Auf der Anwenderseite in Industrie und Handel zeigt sich eine deutlich stabilere Entwicklung im laufenden Quartal. Der Teilindikator zur Lagebeurteilung erreicht mit 143 Indexpunkten praktisch das Vorquartalsniveau. Im Gegensatz zur Kapazitätsverfügbarkeit im Markt hat sich die deutliche Anspannung der eigenen Kapazitäten noch leicht erhöht. Der markante Anstieg der relativen Logistikpreise dürfte maßgeblich durch die Energieverteuerung bedingt sein. Die Nachfrage nach internen und externen Logistikleistungen bleibt gegenüber dem Vorquartal unverändert. Indes haben sich die Erwartungen für die kommenden zwölf Monate in Industrie und Handel leicht eingetrübt (Rückgang des Teilindikators um 7,6 Prozent auf 128,6 Punkte). Dies ist jedoch hauptsächlich auf die weniger optimistische Einschätzung der eigenen Geschäftsentwicklung zurück zu führen. Demgegenüber bleiben die Bedarfserwartungen für inländische und grenzüberschreitende Logistikleistungen weiterhin hoch bzw. sehr hoch.

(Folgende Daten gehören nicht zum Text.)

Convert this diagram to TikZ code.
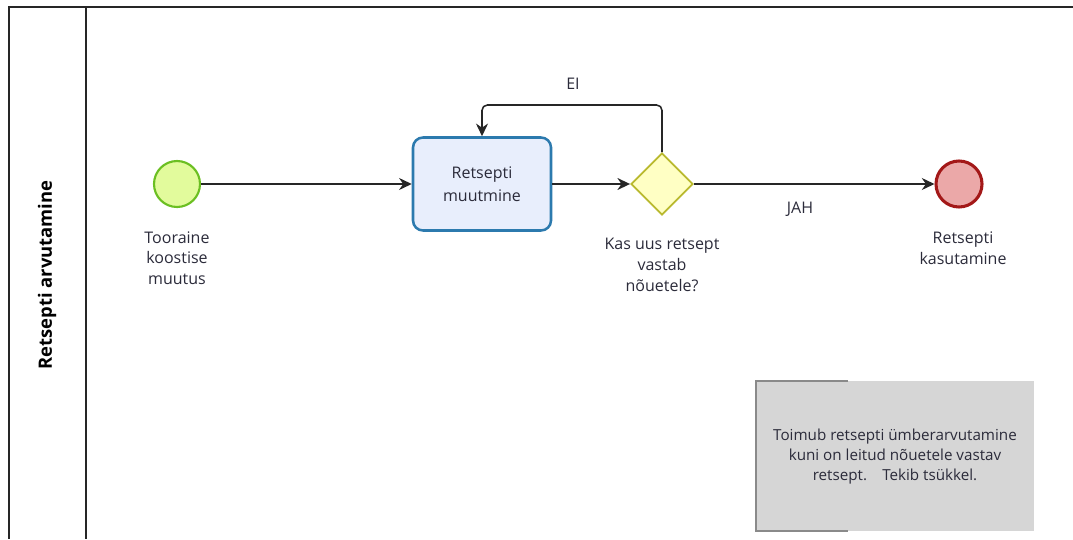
\documentclass[tikz,border=0pt]{standalone}
\usepackage{fontspec}
\setmainfont{Open Sans}
\usetikzlibrary{shapes.geometric,arrows.meta}
\definecolor{txt}{HTML}{2B2B3A}
\definecolor{startfill}{HTML}{E2FB9C}
\definecolor{startdraw}{HTML}{6BBF22}
\definecolor{taskfill}{HTML}{E8EEFC}
\definecolor{taskdraw}{HTML}{2C7AAE}
\definecolor{gwfill}{HTML}{FFFFC4}
\definecolor{gwdraw}{HTML}{B9B92E}
\definecolor{endfill}{HTML}{EBA8A8}
\definecolor{enddraw}{HTML}{A31818}
\definecolor{annofill}{HTML}{D6D6D6}
\definecolor{annodraw}{HTML}{8A8A8A}
\begin{document}
\begin{tikzpicture}[x=0.75pt,y=-0.75pt,
  lbl/.style={font=\fontsize{12}{15.5}\selectfont, text=txt, align=center, inner sep=0pt},
  startev/.style={circle, draw=startdraw, fill=startfill, line width=1.6pt, minimum size=34.5pt, inner sep=0pt},
  endev/.style={circle, draw=enddraw, fill=endfill, line width=2.3pt, minimum size=34.5pt, inner sep=0pt},
  taskbox/.style={rectangle, rounded corners=7.5pt, draw=taskdraw, fill=taskfill, line width=1.9pt, minimum width=103.5pt, minimum height=69.75pt, align=center, font=\fontsize{12}{17}\selectfont, text=txt},
  gateway/.style={diamond, draw=gwdraw, fill=gwfill, line width=1.4pt, minimum width=46.5pt, minimum height=46.5pt, inner sep=0pt},
  flow/.style={draw=black!85, line width=1.15pt, -{Stealth[length=9.5pt,width=9pt]}},
  pool/.style={draw=black!85, line width=1.3pt}
]
\useasboundingbox (0,0) rectangle (1073,539);
% pool and lane
\draw[pool] (1073,7) -- (9,7) -- (9,539);
\draw[pool] (86,7) -- (86,539);
\node[rotate=90, font=\bfseries\fontsize{13.8}{16}\selectfont, text=black] (lane) at (47,275) {Retsepti arvutamine};
% nodes
\node[startev] (start) at (177,184) {};
\node[taskbox] (task) at (482,184) {Retsepti\\muutmine};
\node[gateway] (gw) at (662,184) {};
\node[endev] (end) at (959,184) {};
% labels
\node[lbl] (startlbl) at (177,258) {Tooraine\\koostise\\muutus};
\node[lbl] (gwlbl) at (662,265) {Kas uus retsept\\vastab\\nõuetele?};
\node[lbl] (endlbl) at (963,248) {Retsepti\\kasutamine};
\node[lbl] (ei) at (573,84) {EI};
\node[lbl] (jah) at (800,209) {JAH};
% flows
\coordinate (loopR) at (662,105);
\coordinate (loopL) at (482,105);
\draw[flow] (start) -- (task);
\draw[flow] (task) -- (gw);
\draw[flow] (gw) -- (end);
\draw[flow, rounded corners=4pt] (gw.north) -- (loopR) -- (loopL) -- (task.north);
% annotation
\fill[annofill] (756,381) rectangle (1034,531);
\draw[draw=annodraw, line width=1.1pt] (848,381) -- (756,381) -- (756,531) -- (848,531);
\node[lbl, font=\fontsize{11.4}{15}\selectfont] (anno) at (895,457) {Toimub retsepti ümberarvutamine\\kuni on leitud nõuetele vastav\\retsept.\quad Tekib tsükkel.};
\end{tikzpicture}
\end{document}
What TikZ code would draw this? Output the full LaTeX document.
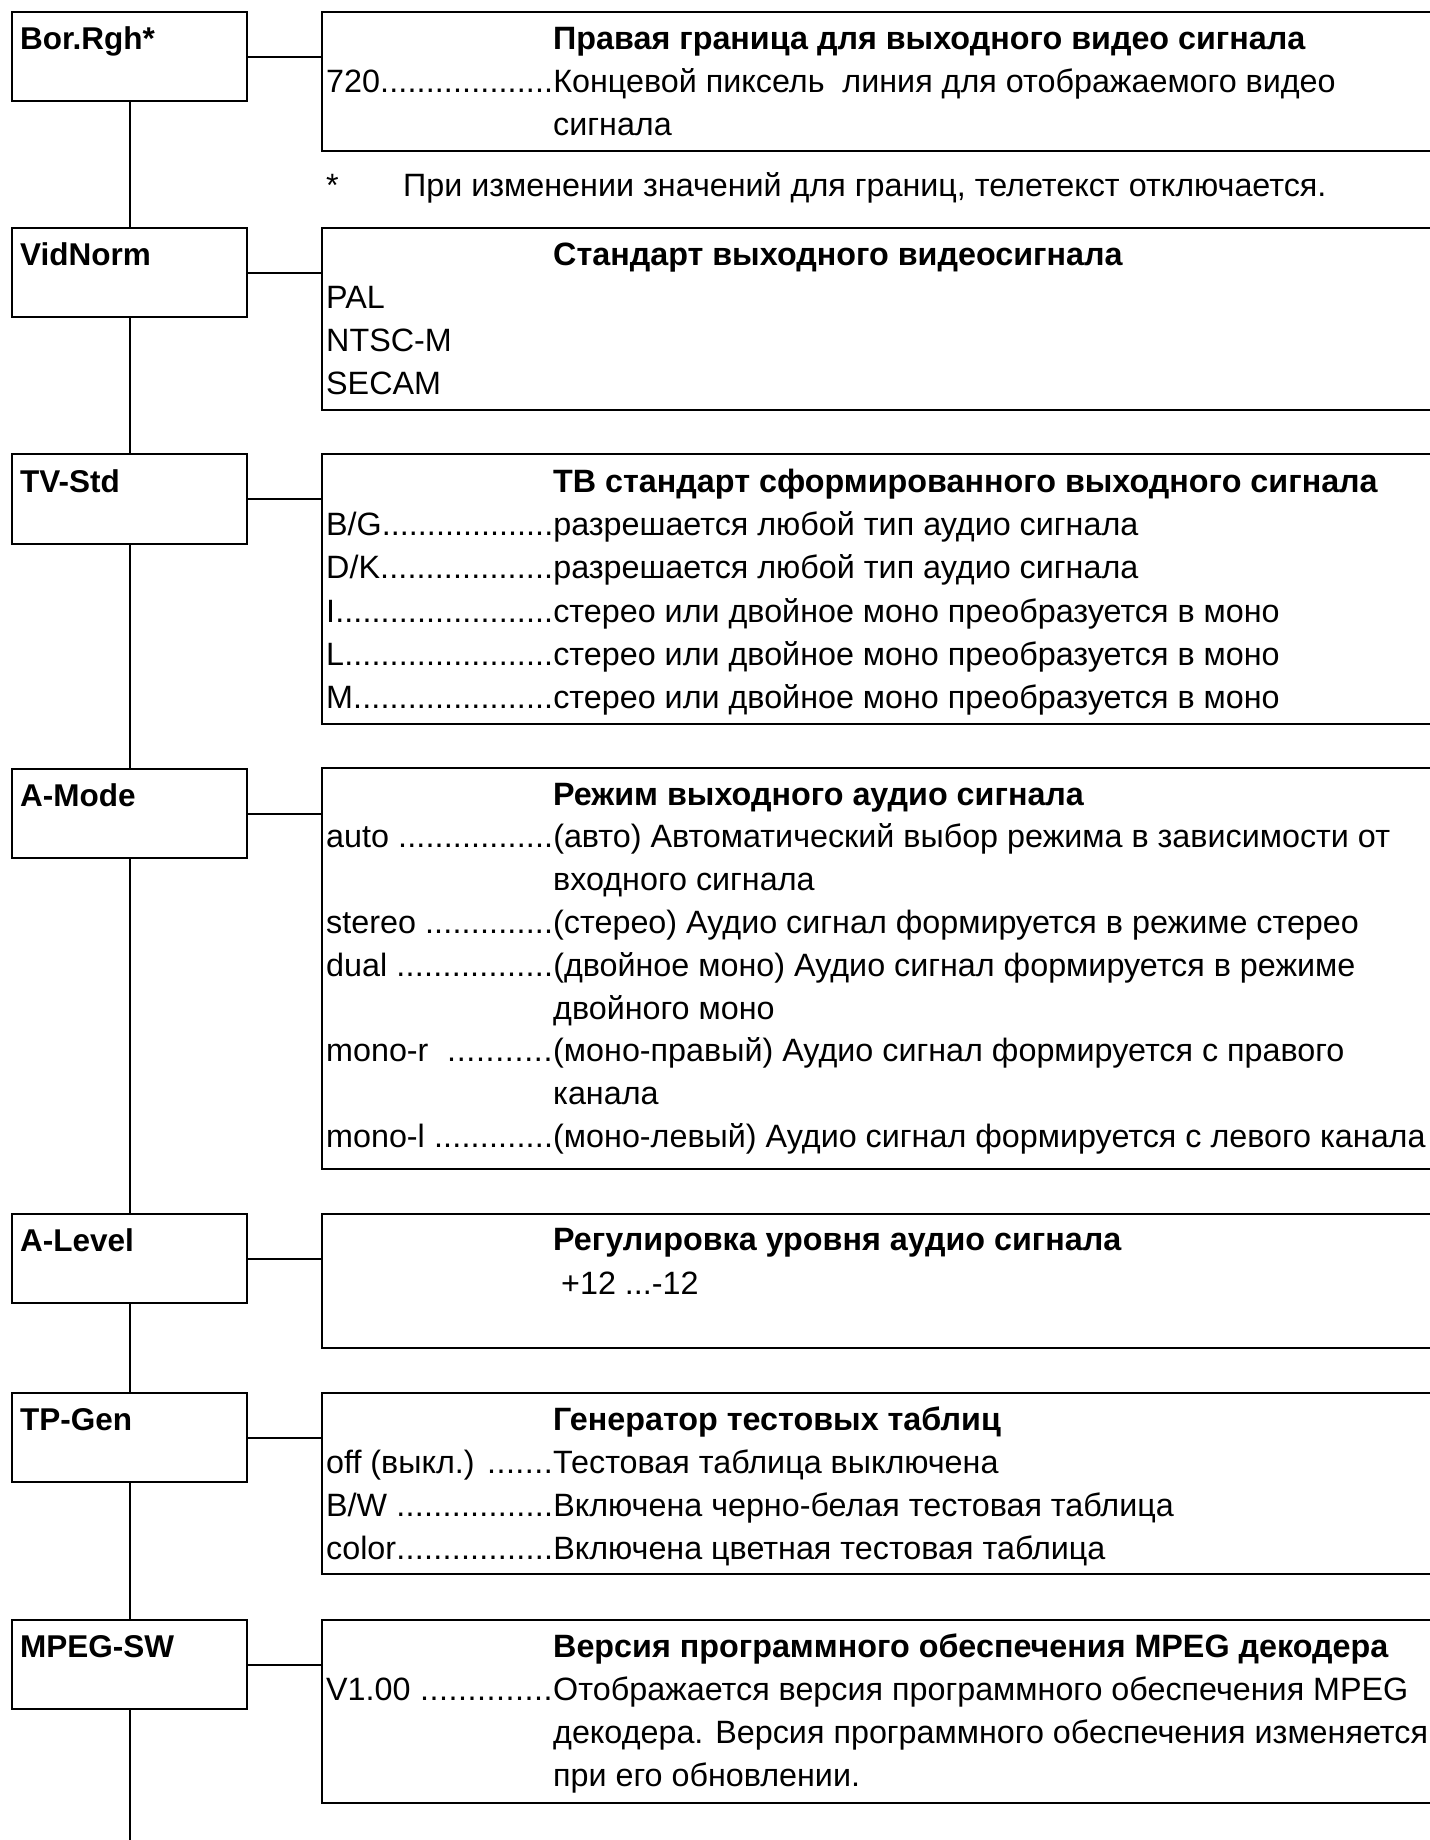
\documentclass[tikz,border=0pt]{standalone}
\usepackage{fontspec}
\setmainfont{Liberation Sans}
\newcommand\dl[1]{\makebox[227pt][l]{#1\xleaders\hbox{.}\hfill}}
\tikzset{
  lbx/.style={draw, line width=2.4pt, minimum width=235pt, minimum height=89pt, inner sep=0pt, anchor=north west},
  rbx/.style={draw, line width=2.4pt, minimum width=1130pt, inner sep=0pt, anchor=north west},
  txt/.style={inner sep=0pt, anchor=base west, font=\fontsize{32.3}{38}\selectfont},
  ttl/.style={inner sep=0pt, anchor=base west, font=\fontsize{32.3}{38}\selectfont\bfseries},
  lbl/.style={inner sep=0pt, anchor=base west, font=\fontsize{31.5}{38}\selectfont\bfseries},
  conn/.style={line width=2.4pt},
}
\begin{document}
\begin{tikzpicture}[x=1pt,y=-1pt]
\useasboundingbox (0,0) rectangle (1430,1840);
\clip (0,0) rectangle (1430,1840);
% left boxes
\node[lbx] (L1) at (11,11) {};
\node[lbx] (L2) at (11,227) {};
\node[lbx, minimum height=90pt] (L3) at (11,453) {};
\node[lbx] (L4) at (11,768) {};
\node[lbx] (L5) at (11,1213) {};
\node[lbx] (L6) at (11,1392) {};
\node[lbx] (L7) at (11,1619) {};
\node[lbl] (L1t) at (20,49) {Bor.Rgh*};
\node[lbl] (L2t) at (20,265) {VidNorm};
\node[lbl] (L3t) at (20,492) {TV-Std};
\node[lbl] (L4t) at (20,806) {A-Mode};
\node[lbl] (L5t) at (20,1251) {A-Level};
\node[lbl] (L6t) at (20,1430) {TP-Gen};
\node[lbl] (L7t) at (20,1657) {MPEG-SW};
% right boxes
\node[rbx, minimum height=139pt] (R1) at (320.5,11) {};
\node[rbx, minimum height=182pt] (R2) at (320.5,227) {};
\node[rbx, minimum height=270pt] (R3) at (320.5,453) {};
\node[rbx, minimum height=401pt] (R4) at (320.5,767) {};
\node[rbx, minimum height=134pt] (R5) at (320.5,1213) {};
\node[rbx, minimum height=181pt] (R6) at (320.5,1392) {};
\node[rbx, minimum height=183pt] (R7) at (320.5,1619) {};
% connectors
\foreach \i in {1,...,7} \draw[conn] (L\i.east) -- (L\i.east -| R\i.west);
\draw[conn] (L1.south) -- (L2.north);
\draw[conn] (L2.south) -- (L3.north);
\draw[conn] (L3.south) -- (L4.north);
\draw[conn] (L4.south) -- (L5.north);
\draw[conn] (L5.south) -- (L6.north);
\draw[conn] (L6.south) -- (L7.north);
\coordinate (bot) at (128.5,1845);
\draw[conn] (L7.south) -- (L7.south |- bot);
% box 1
\node[ttl] (a0) at (553,49) {Правая граница для выходного видео сигнала};
\node[txt] (a1) at (326,92.5) {\dl{720}Концевой пиксель \ линия для отображаемого видео};
\node[txt] (a2) at (553,135.5) {сигнала};
\node[txt] (fn1) at (326,196.7) {*};
\node[txt] (fn2) at (403,196.7) {При изменении значений для границ, телетекст отключается.};
% box 2
\node[ttl] (b0) at (553,265) {Стандарт выходного видеосигнала};
\node[txt] (b1) at (326,308.5) {PAL};
\node[txt] (b2) at (326,351.5) {NTSC-M};
\node[txt] (b3) at (326,394.5) {SECAM};
% box 3
\node[ttl] (c0) at (553,492) {ТВ стандарт сформированного выходного сигнала};
\node[txt] (c1) at (326,535.5) {\dl{B/G}разрешается любой тип аудио сигнала};
\node[txt] (c2) at (326,578.5) {\dl{D/K}разрешается любой тип аудио сигнала};
\node[txt] (c3) at (326,622) {\dl{I}стерео или двойное моно преобразуется в моно};
\node[txt] (c4) at (326,665) {\dl{L}стерео или двойное моно преобразуется в моно};
\node[txt] (c5) at (326,708.5) {\dl{M}стерео или двойное моно преобразуется в моно};
% box 4
\node[ttl] (d0) at (553,805) {Режим выходного аудио сигнала};
\node[txt] (d1) at (326,847.8) {\dl{auto }(авто) Автоматический выбор режима в зависимости от};
\node[txt] (d2) at (553,890.6) {входного сигнала};
\node[txt] (d3) at (326,933.4) {\dl{stereo }(стерео) Аудио сигнал формируется в режиме стерео};
\node[txt] (d4) at (326,976.2) {\dl{dual }(двойное моно) Аудио сигнал формируется в режиме};
\node[txt] (d5) at (553,1019) {двойного моно};
\node[txt] (d6) at (326,1061.8) {\dl{mono-r \ }(моно-правый) Аудио сигнал формируется с правого};
\node[txt] (d7) at (553,1104.6) {канала};
\node[txt] (d8) at (326,1147.4) {\dl{mono-l }(моно-левый) Аудио сигнал формируется с левого канала};
% box 5
\node[ttl] (e0) at (553,1250) {Регулировка уровня аудио сигнала};
\node[txt] (e1) at (561,1294) {+12 ...-12};
% box 6
\node[ttl] (f0) at (553,1430) {Генератор тестовых таблиц};
\node[txt] (f1) at (326,1473) {\dl{off (выкл.) }Тестовая таблица выключена};
\node[txt] (f2) at (326,1516) {\dl{B/W }Включена черно-белая тестовая таблица};
\node[txt] (f3) at (326,1559) {\dl{color}Включена цветная тестовая таблица};
% box 7
\node[ttl] (g0) at (553,1657) {Версия программного обеспечения MPEG декодера};
\node[txt] (g1) at (326,1700) {\dl{V1.00 }Отображается версия программного обеспечения MPEG};
\node[txt] (g2) at (553,1743) {декодера. Версия программного обеспечения изменяется};
\node[txt] (g3) at (553,1786) {при его обновлении.};
\end{tikzpicture}
\end{document}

Dies dürfte auch der Grund sein, weshalb an den bisherigen Planungen zur Erweiterung der eigenen Logistikkapazitäten festgehalten wird und auch die Bereitschaft zur Auslagerung von Logistikleistungen wieder angestiegen ist.

Die Berücksichtigung ökologischer Aspekte bei der Bereitstellung von Logistikleistungen wurde im Rahmen einer Sonderfrage eruiert. Das Thema Ökologie spielt – sowohl für Anbieter als auch für Anwender – derzeit mehrheitlich noch keine besondere Rolle. Deutliche Unterschiede zeigen sich jedoch in der Einschätzung der zukünftigen Bedeutung. Während in Industrie und Handel auch in Zukunft die Hälfte der Befragten keine ökologiebedingten Änderungen ihrer Logistikaktivitäten erwarten, sind es bei den Logistikdienstleistern nur knapp 20 Prozent. Für gut 80 Prozent der befragten Anbieter sind ökologische Aspekte bereits oder demnächst von besonderer Bedeutung, wobei energieeinsparende Maßnahmen eine bedeutende Rolle spielen.

Hintergrund:
Logistik ist als System zur Optimierung von Wertschöpfungsketten weit mehr als Transport, Verkehr und Lagerung. Bislang wird dieser Sektor in seiner volkswirtschaftlichen Bedeutung statistisch nicht adäquat erfasst. Der BVL/DIW- Logistik-Indikator schließt diese Lücke. Der BVL/DIW Logistik-Indikator ist ein konjunktureller Seismograph für die deutsche Logistikwirtschaft, dem mit 2,6 Millionen Beschäftigten drittgrößten Wirtschaftsbereich in Deutschland. Der Indikatorberechnung liegen die Einschätzungen zugrunde, die vierteljährlich im Rahmen einer Expertenbefragung unter den Top-200-Unternehmen erhoben werden, für die Logistik eine besondere Rolle spielt. Kennzeichnend für den Indikator ist, dass beide Seiten des Logistikmarktes befragt werden – Logistikdienstleister einerseits, Anwender aus Industrie und Handel andererseits.